Sunday Devotional: God is Mercy, but We Must Ask

By Eowyn @DrEowyn

Joel 2:12-13

Even now, says the Lord,
return to me with your whole heart,
with fasting, and weeping, and mourning.
Rend your hearts, not your garments,
and return to the Lord, your God.
For gracious and merciful is he,
slow to anger, rich in kindness,
and relenting in punishment.

This is what happened to a man named Dave Gant who, as he was drowning, reached out to God.

~Eowyn

Man Trapped in Cave Horror Reached to God and God Literally Reached for Him

By Michael H. Brown
Spirit Daily

Years ago I spoke to a fellow named Dave Gant who liked “spelunking.” That’s when you scuba diver into underwater caves — one of the most dangerous things a human can do.

For Gant, one such trip came close to being a death trap.

On August 15, 1992, Gant got lost in a cave in Tennessee and was sure he was a goner. He and friends had been spearing catfish. Now he was all alone in a water-filled cavern known as Nickajack.

Imagine his quandary: there he was in a dark cave, trying to breathe in an air bubble that was rapidly being depleted. All he had to hold onto was a piece of stalactite. He knew his time was just about up. He was trapped in the cave for more than 14 hours before he said his first prayers.

But finally Gant — whose nickname had been “Dirty Dave” — had gone to God. He thought it was his last confession. Instead it turned out to be a deliverance followed by a miracle.

“I asked the Lord to come into my life to save my soul, and he did it, just like that,” said Gant, who owned a logging company in Alabama. “It felt like a big invisible hand — three different times — went straight in my chest all the way to my toes and pulled out evil – pure evil. Three different times, one after the other.

“After the first time I didn’t think I could feel any better, I felt so clean. After the second time I felt just that much cleaner, and after the third time it’s a wonder that cave didn’t cave in, I was shouting so loud, echoing in that cavern, just praising the Lord for what He just did for me!”

Here he was dying – ready to suffocate – and Gant felt better than he had in his life. Cleansed, and praising the Lord, he was now ready to meet his Maker. It was at this point that something remarkable happened. Suddenly Gant saw a strange fog directly in front of him.

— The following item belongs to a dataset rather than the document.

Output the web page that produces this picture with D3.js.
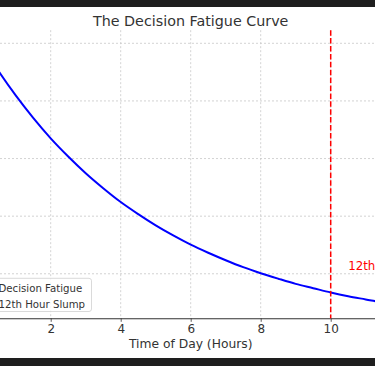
<!DOCTYPE html>
<html><head><meta charset="utf-8">
<script src="https://cdn.jsdelivr.net/npm/d3@7"></script>
<style>html,body{margin:0;padding:0;background:#fff;overflow:hidden}</style>
</head><body>
<svg id="c" width="375" height="366"></svg>
<script>
// Data
const hours = [0,0.5,1,1.5,2,2.5,3,3.5,4,4.5,5,5.5,6,6.5,7,7.5,8,8.5,9,9.5,10,10.5,11,11.5,12];
const fatigue = [100,90.5,81.9,74.1,67.0,60.7,54.9,49.7,44.9,40.7,36.8,33.3,30.1,27.3,24.7,22.3,20.2,18.3,16.5,15.0,13.5,12.2,11.1,10.0,9.1];
const xTicks = [2,4,6,8,10];
const yTicks = [20,40,60,80,100];
const slumpHour = [10];
const titleText = "The Decision Fatigue Curve";
const xLabel = "Time of Day (Hours)";
const seriesNames = ["Decision Fatigue","12th Hour Slump"];
const annotation = {x:10.5, y:20, text:"12th Hour Slump"};

const svg = d3.select("#c");
const font = "DejaVu Sans, sans-serif";
const txt = "#333";

const x = d3.scaleLinear().domain([-0.6,12.6]).range([-40.3,421.7]);
const y = d3.scaleLinear().domain([4.5466,104.55]).range([318.3,30.2]);

// grid
const g = svg.append("g");
g.selectAll("line.v").data(xTicks).join("line")
  .attr("x1",d=>x(d)).attr("x2",d=>x(d)).attr("y1",y.range()[1]).attr("y2",y.range()[0])
  .attr("stroke","#c8c8c8").attr("stroke-width",0.8).attr("stroke-dasharray","2,2");
g.selectAll("line.h").data(yTicks).join("line")
  .attr("x1",0).attr("x2",375).attr("y1",d=>y(d)).attr("y2",d=>y(d))
  .attr("stroke","#c8c8c8").attr("stroke-width",0.8).attr("stroke-dasharray","2,2");

// x axis
const xAxis = svg.append("g").attr("transform",`translate(0,${y.range()[0]})`)
  .call(d3.axisBottom(x).tickValues(xTicks).tickFormat(d3.format("d")).tickSize(3.5).tickPadding(3));
xAxis.select(".domain").attr("stroke","#333").attr("stroke-width",1.1);
xAxis.selectAll(".tick line").attr("stroke","#333").attr("stroke-width",0.8);
xAxis.selectAll(".tick text").attr("font-family",font).attr("font-size","12px").attr("fill",txt).attr("dy","0.71em");

// curve
svg.append("path").datum(hours.map((h,i)=>[h,fatigue[i]]))
  .attr("d", d3.line().x(d=>x(d[0])).y(d=>y(d[1])).curve(d3.curveMonotoneX))
  .attr("fill","none").attr("stroke","#0000ff").attr("stroke-width",2);

// vertical slump line
svg.selectAll("line.slump").data(slumpHour).join("line")
  .attr("x1",d=>x(d)).attr("x2",d=>x(d)).attr("y1",y.range()[1]).attr("y2",y.range()[0])
  .attr("stroke","#ff0000").attr("stroke-width",1.5).attr("stroke-dasharray","5.5,2.4");

// annotation
svg.append("text").attr("x",x(annotation.x)).attr("y",270.3)
  .attr("font-family",font).attr("font-size","11.8px").attr("fill","#ff0000").text(annotation.text);

// legend
const lg = svg.append("g");
lg.append("rect").attr("x",-35).attr("y",278.3).attr("width",126.5).attr("height",33.2)
  .attr("rx",2.5).attr("fill","#fff").attr("fill-opacity",0.8).attr("stroke","#d0d0d0").attr("stroke-width",0.8);
const rows = [{name:seriesNames[0],color:"#0000ff",dash:null,yb:292.2},{name:seriesNames[1],color:"#ff0000",dash:"5.5,2.4",yb:308.2}];
rows.forEach(r=>{
  lg.append("line").attr("x1",-31).attr("x2",-10).attr("y1",r.yb-3.6).attr("y2",r.yb-3.6)
    .attr("stroke",r.color).attr("stroke-width",r.dash?1.5:2).attr("stroke-dasharray",r.dash);
  lg.append("text").attr("x",-1.5).attr("y",r.yb).attr("font-family",font).attr("font-size","10.2px").attr("fill",txt).text(r.name);
});

// title and label
svg.append("text").attr("x",(x.range()[0]+x.range()[1])/2).attr("y",25.9).attr("text-anchor","middle")
  .attr("font-family",font).attr("font-size","14.3px").attr("fill",txt).text(titleText);
svg.append("text").attr("x",(x.range()[0]+x.range()[1])/2).attr("y",347.7).attr("text-anchor","middle")
  .attr("font-family",font).attr("font-size","12.3px").attr("fill",txt).text(xLabel);

// frame bars
svg.append("rect").attr("x",0).attr("y",0).attr("width",375).attr("height",7).attr("fill","#1e1e1e");
svg.append("rect").attr("x",0).attr("y",358).attr("width",375).attr("height",8).attr("fill","#1e1e1e");
</script>
</body></html>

It was slightly luminous, just light enough to see. Inside were what looked like four oblong objects. They and the fog were slowly moving away in the water. It’s not clear what that was, but more than twenty hours after he got lost, there was suddenly a roaring sound that sent bubbles up to replenish the air pocket — and soon after, a pair of rescue divers appeared to escort him to safety.

The way out turned out to be the same route the fog had taken.

Evil was removed. It was followed by a miracle.

If that sounds familiar, it’s because once again we recall that before He healed, Jesus often cast out demons. His Hand removed the filth.

And so it was with Gant — and is with us. We all have to ask God to cleanse our souls. Are there attacks by the evil one that inhibit us? Yes. Are there “curses”? Yes, we can be inhibited by curses. But most often we curse ourselves. There are many ways that evil infiltrates – often in ways we never suspect.

God does not put new wine in old bottles, especially bottles made gritty by sin. He will cleanse us as He did Gant, but as with Gant the Good Lord, the Creator of free will, waits for us to ask.

Hidden in all of us are blemishes that only God (and his ministering angels) can see. They must be purged. Spirits enter our existence when we sin, and then set out to plague us.

Once open to them, we may find ourselves susceptible to mood swings, anger, depression, and anxiousness. Demons attach to our emotions. They aggravate us. If we have unhealed emotional wounds, they irritate those also. Mostly, they magnify negativity, which serves to negate the miraculous.

Suffering and confession cleanse this. “The life of a Christian is nothing but a perpetual struggle against self,” the great mystic [St.] Padre Pio once said. “There is no flowering of the soul to the beauty of its perfection except at the price of pain.”

Misfortunes are frequently sent to remind us that we have strayed or forgotten something.

When we handle them well — by going to God — the results are often astounding.